The Shape of Water est un nouvel avatar du monstre dont un regard bienveillant saura voir l’humanité, envers et contre tous. Le titre m’avait fait imaginer une créature polymorphe, qui prendrait la forme de ce qui la contenait, mais il s’agit en réalité d’une métaphore pour l’omniprésence de l’amour, débordant la présence de la personne qui l’inspire — la créature, elle, est une espèce de poisson-lézard-bipède, qui suscite la curiosité puis l’attachement d’Elisa, femme de ménage sur la base militaire aérospatiale où la créature a été traînée comme asset.
Sur cette trame élimée, Guillermo del Toro et Vanessa Taylor brodent un conte amniotique dans lequel on se plait à baigner, bercé par les bribes de comédies musicales qui nous parviennent comme étouffées : Elisa habite au-dessus d’un cinéma au bord de la ruine et se lance volontiers à l’occasion dans quelques pas de tap dance – sans jamais chanter, puisqu’elle est muette1. Même s’il en fait le signe quasi-magique d’une élection, prémonition de l’osmose d’Elisa avec la créature sans paroles, le film n’élude pas le handicap.

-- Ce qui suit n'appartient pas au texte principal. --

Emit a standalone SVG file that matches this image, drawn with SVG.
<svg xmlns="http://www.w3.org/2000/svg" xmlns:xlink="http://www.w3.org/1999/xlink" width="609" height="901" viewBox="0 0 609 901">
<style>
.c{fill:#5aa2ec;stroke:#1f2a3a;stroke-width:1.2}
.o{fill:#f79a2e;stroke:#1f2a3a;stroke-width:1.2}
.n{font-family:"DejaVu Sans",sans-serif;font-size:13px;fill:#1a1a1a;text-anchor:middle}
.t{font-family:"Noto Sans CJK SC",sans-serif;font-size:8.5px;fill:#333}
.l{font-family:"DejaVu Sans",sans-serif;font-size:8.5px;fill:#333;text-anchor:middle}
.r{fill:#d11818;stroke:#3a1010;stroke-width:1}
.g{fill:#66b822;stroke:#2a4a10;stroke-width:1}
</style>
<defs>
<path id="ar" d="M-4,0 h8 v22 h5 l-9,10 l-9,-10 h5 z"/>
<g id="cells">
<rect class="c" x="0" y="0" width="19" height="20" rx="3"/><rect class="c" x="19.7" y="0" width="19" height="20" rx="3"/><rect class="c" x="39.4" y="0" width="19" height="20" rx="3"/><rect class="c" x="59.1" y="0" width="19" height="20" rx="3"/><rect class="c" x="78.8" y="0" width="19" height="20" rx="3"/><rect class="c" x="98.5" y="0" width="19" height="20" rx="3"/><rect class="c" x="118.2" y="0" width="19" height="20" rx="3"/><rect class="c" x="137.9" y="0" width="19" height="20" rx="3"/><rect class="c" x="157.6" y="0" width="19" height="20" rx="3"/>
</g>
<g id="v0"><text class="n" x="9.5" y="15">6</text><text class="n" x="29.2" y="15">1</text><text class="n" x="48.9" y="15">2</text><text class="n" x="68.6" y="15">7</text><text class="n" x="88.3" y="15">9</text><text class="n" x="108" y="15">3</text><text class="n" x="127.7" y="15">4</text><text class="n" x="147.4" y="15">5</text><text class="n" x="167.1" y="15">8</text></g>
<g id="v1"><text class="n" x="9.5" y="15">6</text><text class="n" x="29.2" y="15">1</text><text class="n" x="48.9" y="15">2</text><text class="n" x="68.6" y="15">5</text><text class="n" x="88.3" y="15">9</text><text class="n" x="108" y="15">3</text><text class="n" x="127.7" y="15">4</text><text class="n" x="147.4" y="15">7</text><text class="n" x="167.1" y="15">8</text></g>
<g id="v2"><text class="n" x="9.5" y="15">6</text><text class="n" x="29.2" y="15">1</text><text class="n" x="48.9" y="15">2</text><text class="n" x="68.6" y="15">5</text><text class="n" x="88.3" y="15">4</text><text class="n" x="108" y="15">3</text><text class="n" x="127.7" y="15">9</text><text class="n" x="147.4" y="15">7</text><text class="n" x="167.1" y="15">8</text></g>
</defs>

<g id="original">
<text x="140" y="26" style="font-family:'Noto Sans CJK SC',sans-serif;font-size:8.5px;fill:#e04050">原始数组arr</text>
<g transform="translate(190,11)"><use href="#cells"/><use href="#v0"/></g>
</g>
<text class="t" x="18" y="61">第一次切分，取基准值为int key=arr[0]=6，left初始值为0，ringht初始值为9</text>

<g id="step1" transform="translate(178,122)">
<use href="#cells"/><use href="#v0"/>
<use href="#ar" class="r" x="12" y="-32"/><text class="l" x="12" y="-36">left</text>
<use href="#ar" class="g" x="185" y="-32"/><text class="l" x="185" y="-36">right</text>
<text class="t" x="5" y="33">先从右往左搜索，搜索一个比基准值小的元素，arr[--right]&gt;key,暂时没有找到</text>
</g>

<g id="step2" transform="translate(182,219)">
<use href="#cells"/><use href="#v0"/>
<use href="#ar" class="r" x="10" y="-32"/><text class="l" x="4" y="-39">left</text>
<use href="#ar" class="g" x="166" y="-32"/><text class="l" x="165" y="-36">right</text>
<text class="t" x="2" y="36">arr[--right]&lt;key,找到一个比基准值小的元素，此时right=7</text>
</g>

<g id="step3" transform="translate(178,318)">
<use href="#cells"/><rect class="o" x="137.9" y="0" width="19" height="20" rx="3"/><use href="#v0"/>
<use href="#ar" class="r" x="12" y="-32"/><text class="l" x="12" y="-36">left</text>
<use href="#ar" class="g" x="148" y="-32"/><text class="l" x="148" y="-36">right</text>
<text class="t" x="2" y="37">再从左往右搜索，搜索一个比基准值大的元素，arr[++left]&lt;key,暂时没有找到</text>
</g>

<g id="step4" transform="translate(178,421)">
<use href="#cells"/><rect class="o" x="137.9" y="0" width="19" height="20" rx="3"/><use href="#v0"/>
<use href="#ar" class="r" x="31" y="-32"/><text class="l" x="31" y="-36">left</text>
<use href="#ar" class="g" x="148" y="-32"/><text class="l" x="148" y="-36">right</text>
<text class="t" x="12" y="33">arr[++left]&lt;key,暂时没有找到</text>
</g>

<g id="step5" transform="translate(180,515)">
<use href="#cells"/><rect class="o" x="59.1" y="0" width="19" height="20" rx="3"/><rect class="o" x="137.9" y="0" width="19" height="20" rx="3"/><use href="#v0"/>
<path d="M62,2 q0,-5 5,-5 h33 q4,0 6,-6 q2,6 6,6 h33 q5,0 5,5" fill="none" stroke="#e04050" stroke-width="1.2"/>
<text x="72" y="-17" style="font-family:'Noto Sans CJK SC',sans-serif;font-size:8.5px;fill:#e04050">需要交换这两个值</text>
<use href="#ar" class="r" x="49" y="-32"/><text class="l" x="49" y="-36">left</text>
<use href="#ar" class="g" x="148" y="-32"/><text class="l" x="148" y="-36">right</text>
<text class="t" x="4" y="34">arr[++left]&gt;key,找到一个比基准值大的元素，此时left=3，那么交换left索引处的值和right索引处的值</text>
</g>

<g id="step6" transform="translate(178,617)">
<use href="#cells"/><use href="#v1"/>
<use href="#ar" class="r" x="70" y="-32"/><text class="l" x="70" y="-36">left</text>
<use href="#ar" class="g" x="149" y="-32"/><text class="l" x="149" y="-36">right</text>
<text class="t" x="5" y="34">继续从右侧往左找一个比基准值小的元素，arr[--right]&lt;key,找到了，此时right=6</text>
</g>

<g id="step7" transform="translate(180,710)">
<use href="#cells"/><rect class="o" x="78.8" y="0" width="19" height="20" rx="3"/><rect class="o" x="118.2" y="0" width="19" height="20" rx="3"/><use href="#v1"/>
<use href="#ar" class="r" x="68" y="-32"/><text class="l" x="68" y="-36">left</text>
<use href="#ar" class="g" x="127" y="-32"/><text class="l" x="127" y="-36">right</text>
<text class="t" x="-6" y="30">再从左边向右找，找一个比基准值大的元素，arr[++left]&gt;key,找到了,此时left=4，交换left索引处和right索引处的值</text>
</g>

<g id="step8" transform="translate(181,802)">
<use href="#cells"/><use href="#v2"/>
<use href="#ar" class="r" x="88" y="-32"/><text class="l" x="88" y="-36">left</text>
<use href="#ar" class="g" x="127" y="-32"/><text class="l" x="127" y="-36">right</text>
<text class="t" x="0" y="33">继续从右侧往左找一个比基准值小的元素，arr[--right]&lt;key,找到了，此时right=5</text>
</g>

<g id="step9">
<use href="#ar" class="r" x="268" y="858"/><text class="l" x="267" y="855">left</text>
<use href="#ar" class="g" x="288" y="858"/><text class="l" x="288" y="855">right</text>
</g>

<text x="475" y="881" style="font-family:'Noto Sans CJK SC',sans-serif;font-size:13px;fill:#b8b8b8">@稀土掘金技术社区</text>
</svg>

Il n’élude pas grand-chose, en fait ; c’est un conte dans le sens littéraire du terme, avant que le genre ne soit revendiqué par les fées.
On y voit l’amie d’Elisa (géniale Octavia Spencer) en proie aux stéréotypes raciaux, la solitude aiguë de son voisin homosexuel illustrée par un frigo rempli de parts de tarte infectes, achetées pour la compagnie du serveur, et Elisa se masturber dans son bain tous les matins (enfin les soirs, car elle travaille de nuit), l’orgasme se devant de coïncider avec la sonnerie du minuteur (heureusement pour elle qu’elle mange ses oeufs durs, parce que c’est rapide, tout de même). La pauvreté de ces existences est embellie par une réalisation douce-amère, tonalité toute entière contenue dans le sourire d’Elisa (Sally Cecilia Hawkins), quelque part entre la timidité des Émotifs anonymes et la détermination enjouée d’une Amélie Poulain américaine qui aurait troqué Manet pour Norman Rockwell. All is well.